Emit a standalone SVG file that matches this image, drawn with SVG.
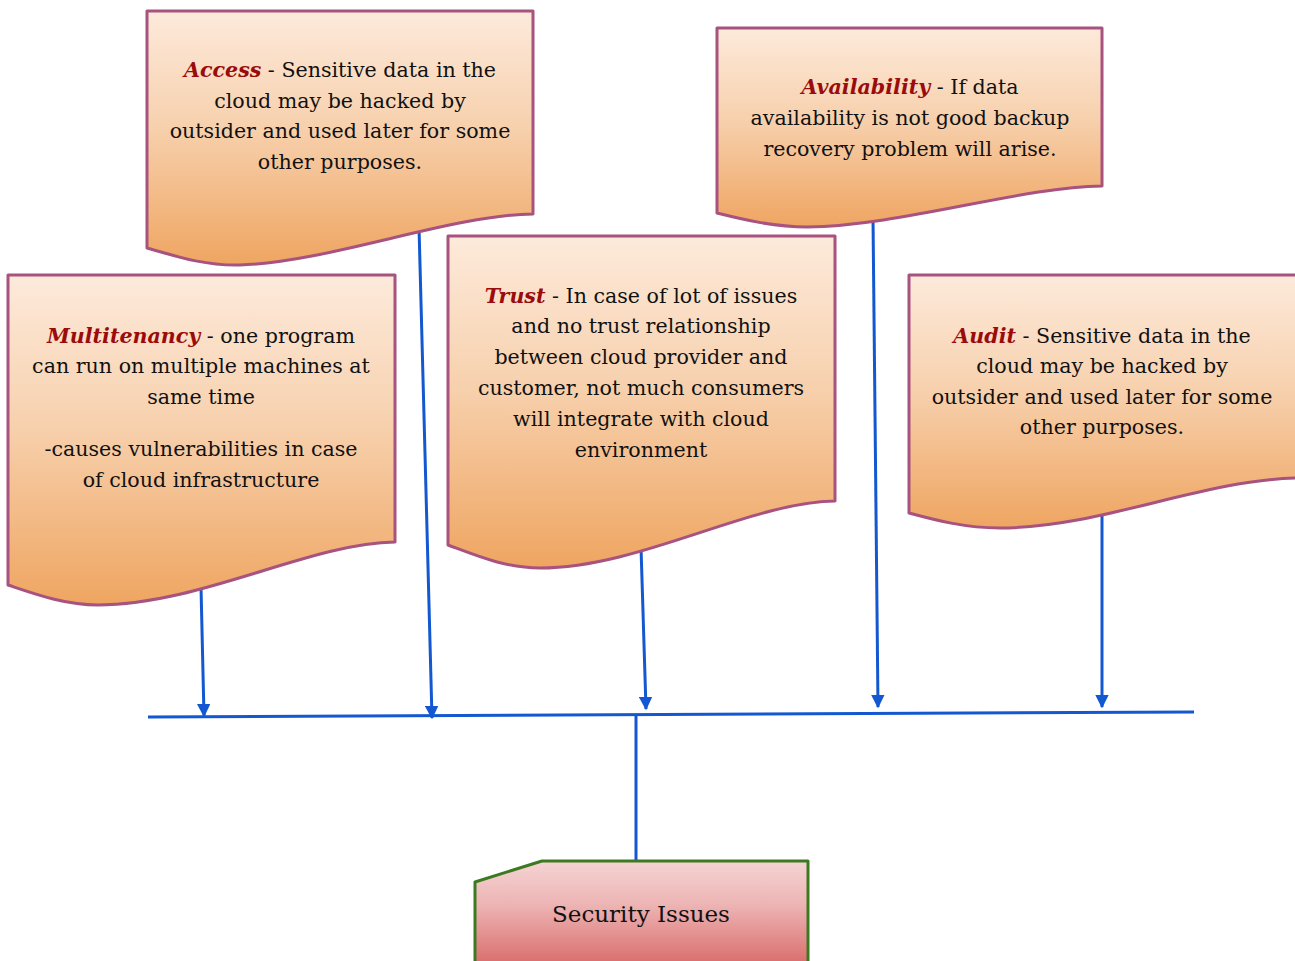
<svg xmlns="http://www.w3.org/2000/svg" width="1295" height="961" viewBox="0 0 1295 961">
  <style>
    .doc { stroke: #a8527f; stroke-width: 3; fill: url(#orange); stroke-linejoin: round; }
    .txt { font-family: 'DejaVu Serif', serif; font-size: 20.6px; fill: #111; text-anchor: middle; }
    .key { font-weight: bold; font-style: italic; fill: #9a0b0b; }
    .wire { stroke: #1358d0; stroke-width: 3; fill: none; }
    .arrow { stroke: #1358d0; stroke-width: 3; fill: none; marker-end: url(#head); }
  </style>
  <defs>
    <linearGradient id="orange" x1="0" y1="0" x2="0" y2="1">
      <stop offset="0" stop-color="#fdeadb"/>
      <stop offset="0.45" stop-color="#f7d1ae"/>
      <stop offset="1" stop-color="#efa561"/>
    </linearGradient>
    <linearGradient id="rose" x1="0" y1="0" x2="0" y2="1">
      <stop offset="0" stop-color="#f5d3d3"/>
      <stop offset="0.4" stop-color="#edb4b4"/>
      <stop offset="1" stop-color="#d96666"/>
    </linearGradient>
    <marker id="head" viewBox="0 0 10 10" refX="9" refY="5" markerWidth="4.5" markerHeight="4.5" orient="auto" markerUnits="strokeWidth">
      <path d="M0,0 L10,5 L0,10 Z" fill="#1358d0"/>
    </marker>
  </defs>

  <!-- connectors -->
  <g id="connectors">
    <path class="wire" d="M148,717 L1194,712"/>
    <path class="wire" d="M636,715 L636,861"/>
    <path class="arrow" d="M201,587 L204,716"/>
    <path class="arrow" d="M419,227 L432,718"/>
    <path class="arrow" d="M641,547 L646,709"/>
    <path class="arrow" d="M873,217 L878,707"/>
    <path class="arrow" d="M1102,515 L1102,707"/>
  </g>

  <!-- Access -->
  <g id="access">
    <path class="doc" d="M147,11 H533 V214 C450,215 330,262 240,265 C205,266 175,256 147,248 Z"/>
    <text class="txt" x="340" y="77"><tspan class="key">Access</tspan> - Sensitive data in the</text>
    <text class="txt" x="340" y="108">cloud may be hacked by</text>
    <text class="txt" x="340" y="138">outsider and used later for some</text>
    <text class="txt" x="340" y="169">other purposes.</text>
  </g>

  <!-- Availability -->
  <g id="availability">
    <path class="doc" d="M717,28 H1102 V186 C1020,187 900,226 807,227 C775,227 745,220 717,213 Z"/>
    <text class="txt" x="910" y="94"><tspan class="key">Availability</tspan> - If data</text>
    <text class="txt" x="910" y="125">availability is not good backup</text>
    <text class="txt" x="910" y="156">recovery problem will arise.</text>
  </g>

  <!-- Multitenancy -->
  <g id="multitenancy">
    <path class="doc" d="M8,275 H395 V542 C310,543 200,605 98,605 C65,605 35,594 8,585 Z"/>
    <text class="txt" x="201" y="343"><tspan class="key">Multitenancy</tspan> - one program</text>
    <text class="txt" x="201" y="373">can run on multiple machines at</text>
    <text class="txt" x="201" y="404">same time</text>
    <text class="txt" x="201" y="456">-causes vulnerabilities in case</text>
    <text class="txt" x="201" y="487">of cloud infrastructure</text>
  </g>

  <!-- Trust -->
  <g id="trust">
    <path class="doc" d="M448,236 H835 V501 C750,502 640,568 540,568 C505,568 475,555 448,545 Z"/>
    <text class="txt" x="641" y="303"><tspan class="key">Trust</tspan> - In case of lot of issues</text>
    <text class="txt" x="641" y="333">and no trust relationship</text>
    <text class="txt" x="641" y="364">between cloud provider and</text>
    <text class="txt" x="641" y="395">customer, not much consumers</text>
    <text class="txt" x="641" y="426">will integrate with cloud</text>
    <text class="txt" x="641" y="457">environment</text>
  </g>

  <!-- Audit -->
  <g id="audit">
    <path class="doc" d="M909,275 H1297 V478 C1200,480 1100,528 1000,528 C965,528 935,520 909,513 Z"/>
    <text class="txt" x="1102" y="343"><tspan class="key">Audit</tspan> - Sensitive data in the</text>
    <text class="txt" x="1102" y="373">cloud may be hacked by</text>
    <text class="txt" x="1102" y="404">outsider and used later for some</text>
    <text class="txt" x="1102" y="434">other purposes.</text>
  </g>

  <!-- Security Issues -->
  <g id="security-issues">
    <path d="M475,970 V882 L542,861 H808 V970" fill="url(#rose)" stroke="#3c7a22" stroke-width="3" stroke-linejoin="round"/>
    <text class="txt" x="641" y="922" style="font-size:23px">Security Issues</text>
  </g>
</svg>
____
■ **Directions for this task**
Make an exact reproduction of the listing above, without any pictures.

■ **Task answer**
Emit a standalone SVG file that matches this image, drawn with SVG.
<svg xmlns="http://www.w3.org/2000/svg" width="1295" height="961" viewBox="0 0 1295 961">
  <style>
    .doc { stroke: #a8527f; stroke-width: 3; fill: url(#orange); stroke-linejoin: round; }
    .txt { font-family: 'DejaVu Serif', serif; font-size: 20.6px; fill: #111; text-anchor: middle; }
    .key { font-weight: bold; font-style: italic; fill: #9a0b0b; }
    .wire { stroke: #1358d0; stroke-width: 3; fill: none; }
    .arrow { stroke: #1358d0; stroke-width: 3; fill: none; marker-end: url(#head); }
  </style>
  <defs>
    <linearGradient id="orange" x1="0" y1="0" x2="0" y2="1">
      <stop offset="0" stop-color="#fdeadb"/>
      <stop offset="0.45" stop-color="#f7d1ae"/>
      <stop offset="1" stop-color="#efa561"/>
    </linearGradient>
    <linearGradient id="rose" x1="0" y1="0" x2="0" y2="1">
      <stop offset="0" stop-color="#f5d3d3"/>
      <stop offset="0.4" stop-color="#edb4b4"/>
      <stop offset="1" stop-color="#d96666"/>
    </linearGradient>
    <marker id="head" viewBox="0 0 10 10" refX="9" refY="5" markerWidth="4.5" markerHeight="4.5" orient="auto" markerUnits="strokeWidth">
      <path d="M0,0 L10,5 L0,10 Z" fill="#1358d0"/>
    </marker>
  </defs>

  <!-- connectors -->
  <g id="connectors">
    <path class="wire" d="M148,717 L1194,712"/>
    <path class="wire" d="M636,715 L636,861"/>
    <path class="arrow" d="M201,587 L204,716"/>
    <path class="arrow" d="M419,227 L432,718"/>
    <path class="arrow" d="M641,547 L646,709"/>
    <path class="arrow" d="M873,217 L878,707"/>
    <path class="arrow" d="M1102,515 L1102,707"/>
  </g>

  <!-- Access -->
  <g id="access">
    <path class="doc" d="M147,11 H533 V214 C450,215 330,262 240,265 C205,266 175,256 147,248 Z"/>
    <text class="txt" x="340" y="77"><tspan class="key">Access</tspan> - Sensitive data in the</text>
    <text class="txt" x="340" y="108">cloud may be hacked by</text>
    <text class="txt" x="340" y="138">outsider and used later for some</text>
    <text class="txt" x="340" y="169">other purposes.</text>
  </g>

  <!-- Availability -->
  <g id="availability">
    <path class="doc" d="M717,28 H1102 V186 C1020,187 900,226 807,227 C775,227 745,220 717,213 Z"/>
    <text class="txt" x="910" y="94"><tspan class="key">Availability</tspan> - If data</text>
    <text class="txt" x="910" y="125">availability is not good backup</text>
    <text class="txt" x="910" y="156">recovery problem will arise.</text>
  </g>

  <!-- Multitenancy -->
  <g id="multitenancy">
    <path class="doc" d="M8,275 H395 V542 C310,543 200,605 98,605 C65,605 35,594 8,585 Z"/>
    <text class="txt" x="201" y="343"><tspan class="key">Multitenancy</tspan> - one program</text>
    <text class="txt" x="201" y="373">can run on multiple machines at</text>
    <text class="txt" x="201" y="404">same time</text>
    <text class="txt" x="201" y="456">-causes vulnerabilities in case</text>
    <text class="txt" x="201" y="487">of cloud infrastructure</text>
  </g>

  <!-- Trust -->
  <g id="trust">
    <path class="doc" d="M448,236 H835 V501 C750,502 640,568 540,568 C505,568 475,555 448,545 Z"/>
    <text class="txt" x="641" y="303"><tspan class="key">Trust</tspan> - In case of lot of issues</text>
    <text class="txt" x="641" y="333">and no trust relationship</text>
    <text class="txt" x="641" y="364">between cloud provider and</text>
    <text class="txt" x="641" y="395">customer, not much consumers</text>
    <text class="txt" x="641" y="426">will integrate with cloud</text>
    <text class="txt" x="641" y="457">environment</text>
  </g>

  <!-- Audit -->
  <g id="audit">
    <path class="doc" d="M909,275 H1297 V478 C1200,480 1100,528 1000,528 C965,528 935,520 909,513 Z"/>
    <text class="txt" x="1102" y="343"><tspan class="key">Audit</tspan> - Sensitive data in the</text>
    <text class="txt" x="1102" y="373">cloud may be hacked by</text>
    <text class="txt" x="1102" y="404">outsider and used later for some</text>
    <text class="txt" x="1102" y="434">other purposes.</text>
  </g>

  <!-- Security Issues -->
  <g id="security-issues">
    <path d="M475,970 V882 L542,861 H808 V970" fill="url(#rose)" stroke="#3c7a22" stroke-width="3" stroke-linejoin="round"/>
    <text class="txt" x="641" y="922" style="font-size:23px">Security Issues</text>
  </g>
</svg>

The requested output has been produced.